Begin with the line that contains "Emit a Python" and end with the line that contains "plt.rcParams['font.family'] = ['Liberation": copy that span of lines exactly, and nothing outside it.

GIVEN ENTRIES:
start
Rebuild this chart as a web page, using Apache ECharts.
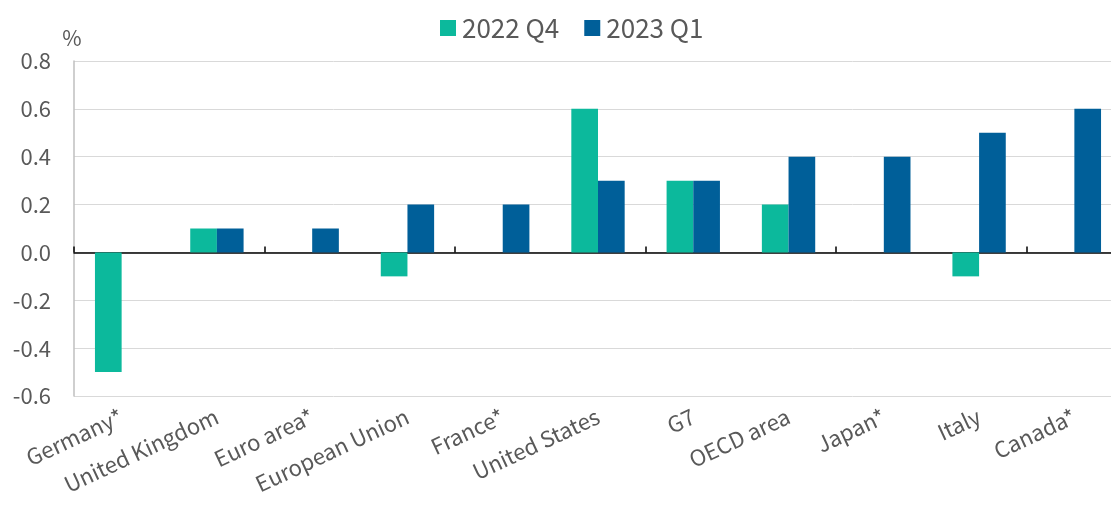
end
start
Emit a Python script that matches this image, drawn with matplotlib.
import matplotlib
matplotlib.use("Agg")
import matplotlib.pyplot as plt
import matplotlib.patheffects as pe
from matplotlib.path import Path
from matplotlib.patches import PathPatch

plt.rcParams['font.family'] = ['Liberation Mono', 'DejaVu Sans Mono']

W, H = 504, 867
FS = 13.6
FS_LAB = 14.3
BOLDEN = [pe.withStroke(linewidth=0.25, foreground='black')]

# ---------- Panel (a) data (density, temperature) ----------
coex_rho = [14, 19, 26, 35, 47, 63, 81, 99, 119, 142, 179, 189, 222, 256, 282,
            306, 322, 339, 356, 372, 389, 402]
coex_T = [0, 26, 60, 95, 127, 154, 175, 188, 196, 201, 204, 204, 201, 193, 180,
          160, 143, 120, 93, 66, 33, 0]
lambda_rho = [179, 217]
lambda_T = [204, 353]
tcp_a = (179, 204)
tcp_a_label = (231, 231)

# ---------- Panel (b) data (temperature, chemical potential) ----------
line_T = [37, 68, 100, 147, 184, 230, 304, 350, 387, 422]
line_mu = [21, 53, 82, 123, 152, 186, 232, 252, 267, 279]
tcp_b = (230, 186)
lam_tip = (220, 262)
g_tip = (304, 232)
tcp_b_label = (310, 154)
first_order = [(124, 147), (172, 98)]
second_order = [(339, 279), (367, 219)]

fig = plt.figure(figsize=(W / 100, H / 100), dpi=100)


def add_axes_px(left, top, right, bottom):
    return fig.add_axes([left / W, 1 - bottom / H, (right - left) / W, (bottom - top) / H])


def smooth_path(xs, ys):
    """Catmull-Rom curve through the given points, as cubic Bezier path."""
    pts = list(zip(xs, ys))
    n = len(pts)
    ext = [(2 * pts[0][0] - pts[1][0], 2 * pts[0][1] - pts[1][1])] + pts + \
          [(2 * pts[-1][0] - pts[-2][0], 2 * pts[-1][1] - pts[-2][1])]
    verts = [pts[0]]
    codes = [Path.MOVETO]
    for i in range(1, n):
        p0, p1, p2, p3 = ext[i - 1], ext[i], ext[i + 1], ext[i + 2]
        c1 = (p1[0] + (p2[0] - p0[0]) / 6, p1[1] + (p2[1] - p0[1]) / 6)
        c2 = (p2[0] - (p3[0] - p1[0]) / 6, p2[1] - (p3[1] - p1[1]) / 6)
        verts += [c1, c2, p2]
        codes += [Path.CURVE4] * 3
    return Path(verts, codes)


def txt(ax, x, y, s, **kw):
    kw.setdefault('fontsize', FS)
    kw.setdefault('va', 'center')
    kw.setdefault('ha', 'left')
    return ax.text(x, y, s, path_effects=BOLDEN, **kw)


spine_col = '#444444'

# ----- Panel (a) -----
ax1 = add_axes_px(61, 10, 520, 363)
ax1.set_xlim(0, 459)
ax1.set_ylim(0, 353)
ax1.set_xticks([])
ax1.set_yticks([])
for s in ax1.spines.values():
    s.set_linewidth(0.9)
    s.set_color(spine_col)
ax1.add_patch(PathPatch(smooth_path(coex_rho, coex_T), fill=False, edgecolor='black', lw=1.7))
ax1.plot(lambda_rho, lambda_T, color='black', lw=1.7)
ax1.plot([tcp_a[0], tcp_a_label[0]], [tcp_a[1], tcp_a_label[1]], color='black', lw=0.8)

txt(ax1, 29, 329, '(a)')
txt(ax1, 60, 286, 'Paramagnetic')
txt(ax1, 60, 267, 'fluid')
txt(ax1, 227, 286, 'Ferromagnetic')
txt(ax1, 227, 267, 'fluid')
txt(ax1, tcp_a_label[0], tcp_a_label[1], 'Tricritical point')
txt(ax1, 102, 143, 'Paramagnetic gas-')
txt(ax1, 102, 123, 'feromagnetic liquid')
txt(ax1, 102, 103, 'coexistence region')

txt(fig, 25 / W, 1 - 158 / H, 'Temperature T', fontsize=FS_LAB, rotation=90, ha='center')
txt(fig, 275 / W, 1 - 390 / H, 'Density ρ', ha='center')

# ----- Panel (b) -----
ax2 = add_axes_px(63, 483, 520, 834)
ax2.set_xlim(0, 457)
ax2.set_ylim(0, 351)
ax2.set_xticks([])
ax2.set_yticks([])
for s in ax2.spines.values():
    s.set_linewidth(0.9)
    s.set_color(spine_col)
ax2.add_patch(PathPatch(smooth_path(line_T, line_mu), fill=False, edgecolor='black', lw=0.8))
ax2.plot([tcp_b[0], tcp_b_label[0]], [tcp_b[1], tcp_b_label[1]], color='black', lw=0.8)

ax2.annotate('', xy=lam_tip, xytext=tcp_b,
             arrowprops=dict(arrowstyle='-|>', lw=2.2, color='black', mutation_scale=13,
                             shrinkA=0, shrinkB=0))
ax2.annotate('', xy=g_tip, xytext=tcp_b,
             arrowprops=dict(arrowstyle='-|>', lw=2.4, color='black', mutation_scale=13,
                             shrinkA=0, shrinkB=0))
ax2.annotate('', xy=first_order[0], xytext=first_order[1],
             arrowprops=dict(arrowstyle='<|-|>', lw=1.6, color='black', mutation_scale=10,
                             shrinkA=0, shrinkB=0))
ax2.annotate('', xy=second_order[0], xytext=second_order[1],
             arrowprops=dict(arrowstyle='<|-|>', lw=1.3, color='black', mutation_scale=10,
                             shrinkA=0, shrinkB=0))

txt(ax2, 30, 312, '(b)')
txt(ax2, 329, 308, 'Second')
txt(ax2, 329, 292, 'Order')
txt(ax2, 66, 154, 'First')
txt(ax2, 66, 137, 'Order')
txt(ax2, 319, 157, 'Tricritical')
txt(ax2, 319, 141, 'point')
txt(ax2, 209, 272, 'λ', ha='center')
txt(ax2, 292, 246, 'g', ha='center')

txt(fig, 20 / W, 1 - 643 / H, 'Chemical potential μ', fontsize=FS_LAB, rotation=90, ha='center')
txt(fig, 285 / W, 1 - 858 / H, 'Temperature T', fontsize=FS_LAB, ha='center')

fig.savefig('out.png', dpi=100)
end
TASK RESULT:
Emit a Python script that matches this image, drawn with matplotlib.
import matplotlib
matplotlib.use("Agg")
import matplotlib.pyplot as plt
import matplotlib.patheffects as pe
from matplotlib.path import Path
from matplotlib.patches import PathPatch

plt.rcParams['font.family'] = ['Liberation Mono', 'DejaVu Sans Mono']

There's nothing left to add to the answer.